The overall impression that emerges is one that seems, on the face of it, favourable to defenders of the ‘free market’ in the West. ‘Central planning’ has produced apparently irrational structures, characterised by random decision making, immense waste and complete stagnation. So convincing does such an argument seem that it has even taken in a whole number of Western Marxists (like the people around the journal Critique in this country) who see the Eastern states as completely new forms of class societies which are intrinsically less dynamic and probably less progressive than capitalism.

Yet any such view ignores the most basic fact about the Eastern states – that it has been competition, albeit at an international level, which has produced the present chaos inside the economy. The rulers of all these countries have sought to impose on the rest of the population fantastically high levels of accumulation so as to have the means to survive in economic and military competition with the West and with China. All the irrationality within the economies can be seen to flow from the attempt to sustain a scale of accumulation beyond the resources of the various countries.

It is this which leads to ‘tension’ within plans, to continual shortages of key raw materials and components, to the continual switching of the orders given to factories as to what to produce, to huge sums being spent on investment projects that cannot be finished, to bullying of managers by planners and cynicism towards planners by managers, to a general inability to work out what is the real cost of producing goods in terms of labour and materials. It is the continual drive to over-accumulation that produces the chaos.
 

A world system

These trends seem absurd if the economy is looked at in isolation. After all, unless the central planners are mad, they cannot want such chaos. It is easy to draw the conclusion that these effects are inherent in the attempt to plan, and that the profit motive and market could not do worse. However, it all makes sense the moment you see the Polish ruling group as part of a world system, constrained to accumulate as fast as possible – indeed, faster than possible – on the one hand by the need to compete in Western markets to sell goods and pay off debts, on the other by the pressure to contribute to the expansion of the Russian arms economy.

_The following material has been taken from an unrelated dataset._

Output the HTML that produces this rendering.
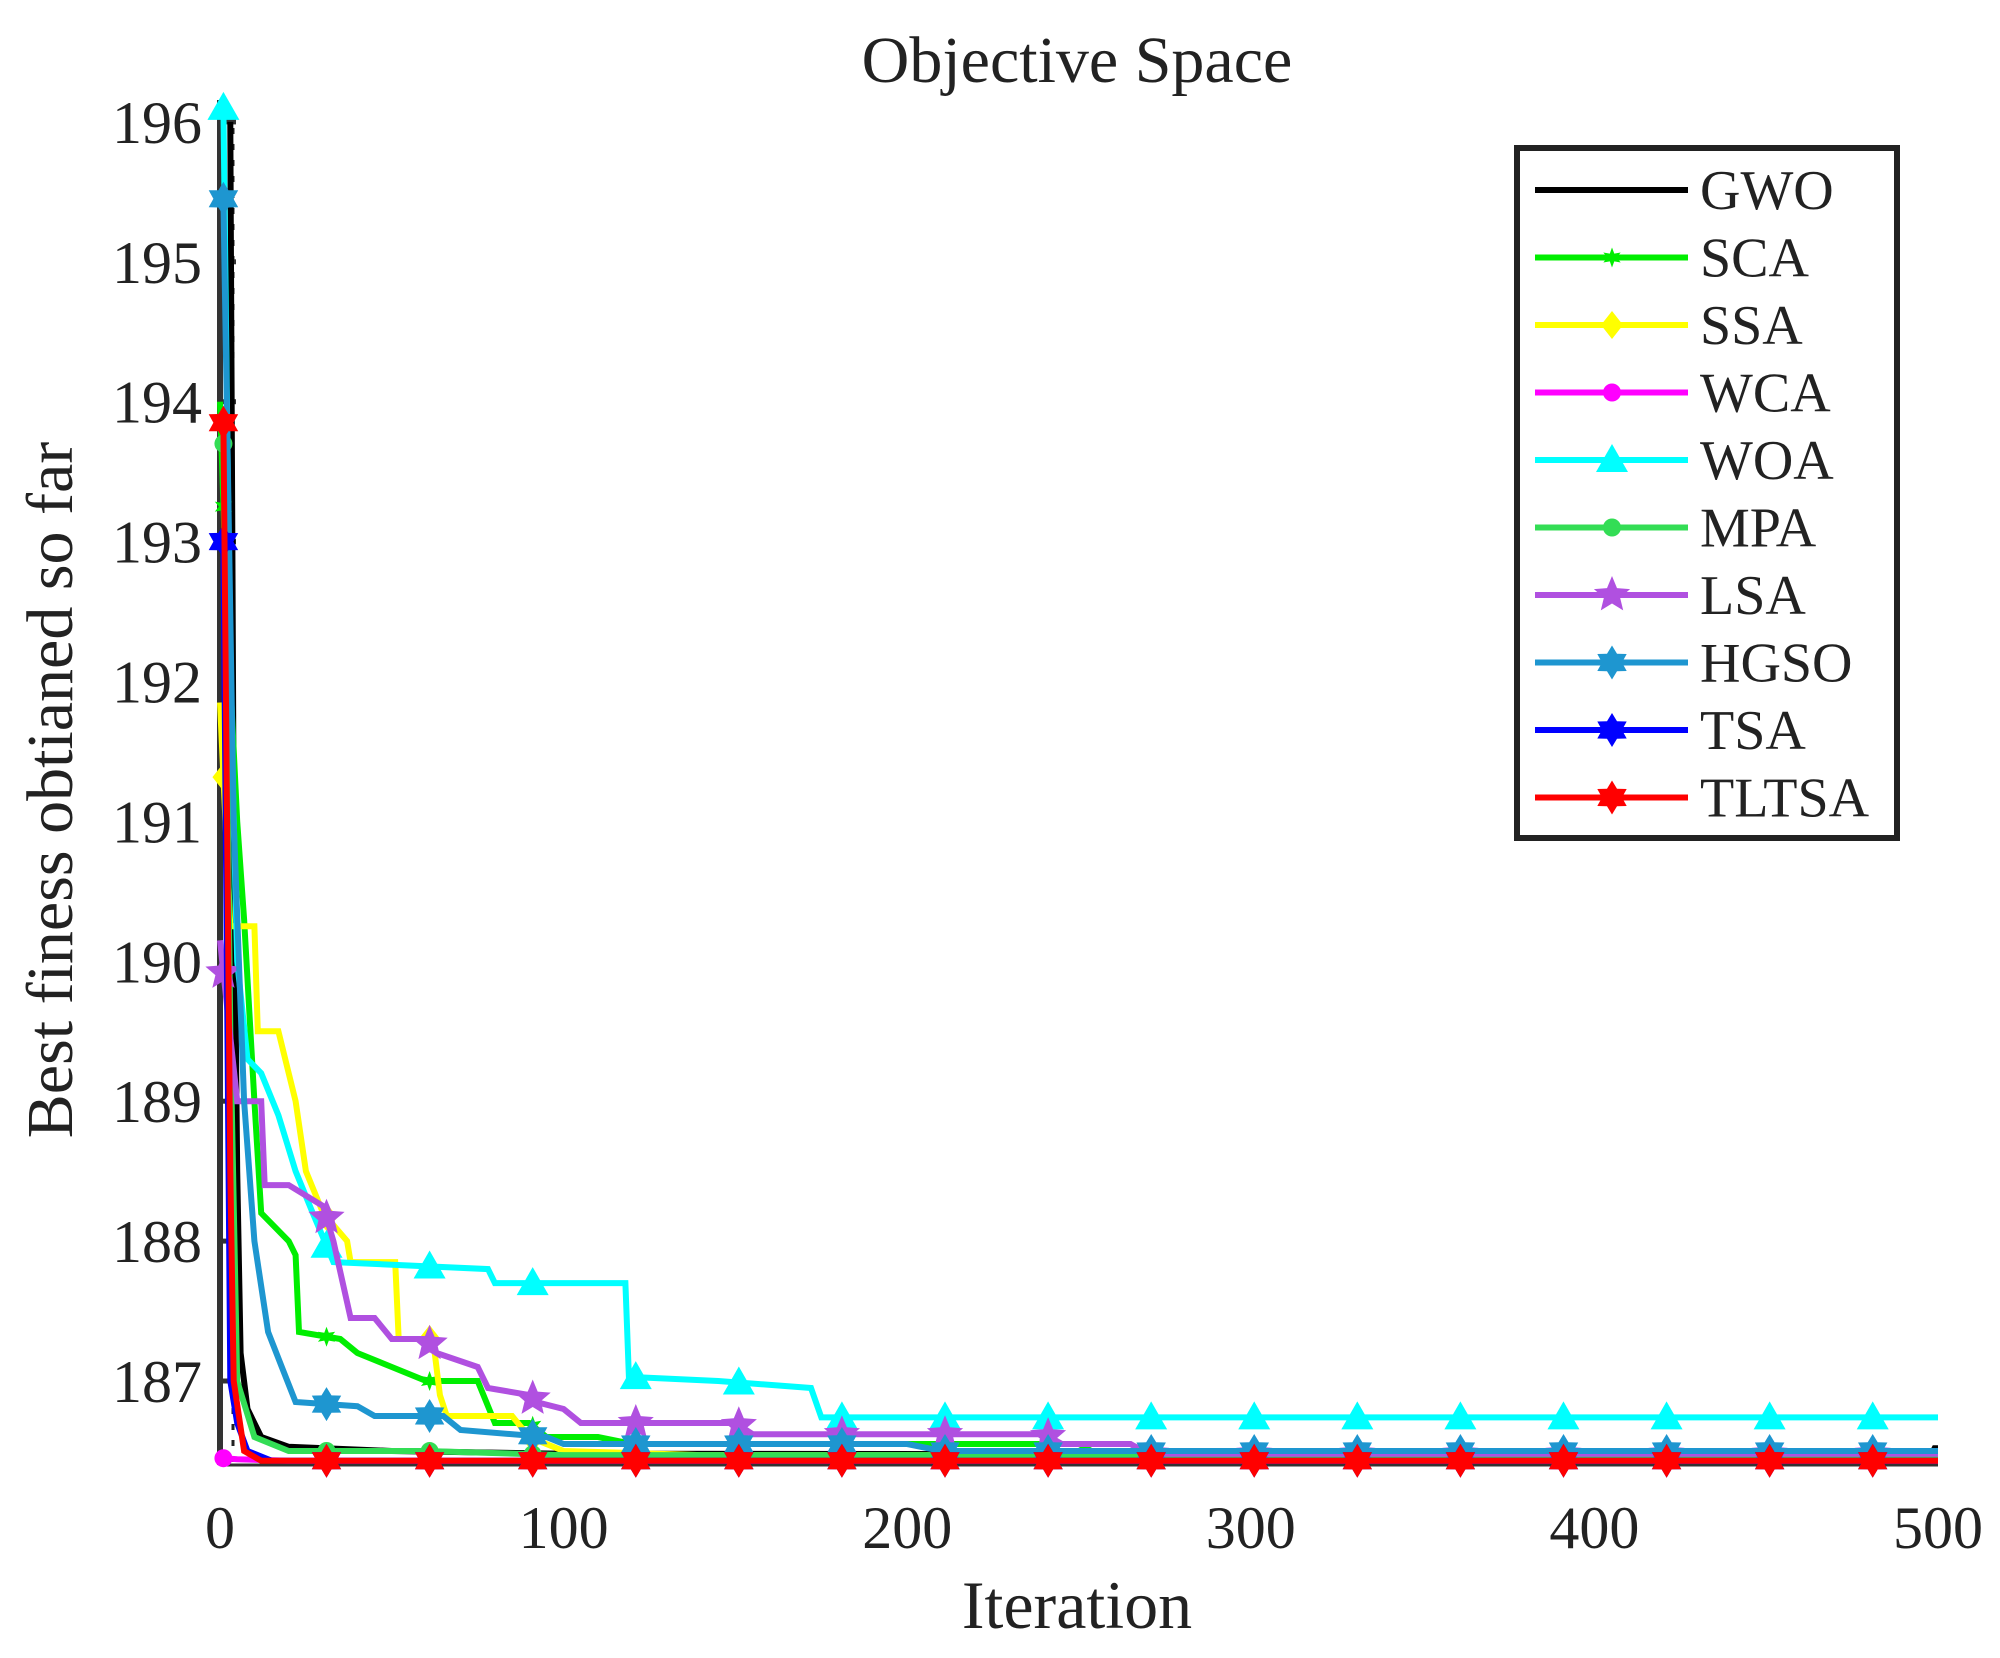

The most wasteful features of the Polish economy are not unique. The unfinished investment projects are not really all that different to the brand new steel mills that British Steel has working at less than 50 per cent capacity. The useless goods that are turned out have their match in the most expensive product of the British aerospace industry in the last 15 years – the Concorde-folly which can only fly at a loss. Delorean, a former top General Motors manager, has written a book about the world’s largest private capitalist firm that shows that things within it are not so different from the state capitalist firm of Poland Inc.: he describes massive planning mishaps, bullying executives giving arbitrary instructions to plant managers, continual switches in production schedules, massive wastes of resources, general cynicism.

All these forms of waste and irrationality are a product of a world system, in which the individual units – individual firms or whole economies – are motivated only by competition with one another. But if that is so, reform within the Polish economy cannot solve its problems on more than a very short term basis.

So what can economic reform achieve?

All it can really do is operate as a cover for attempts to solve the Polish crisis at the expense of workers. Whole sections of the Polish economy, must be sacrificed while others are given the chance to forge ahead (although, in the context of world recession that too can be just a pipedream). But if you sacrifice sections of the economy, you sacrifice the workers employed there. The slogan of reform can make that easier – with workers’ council participation in management providing a means by which workers in ‘successful’ enterprises are turned against those that are chopped.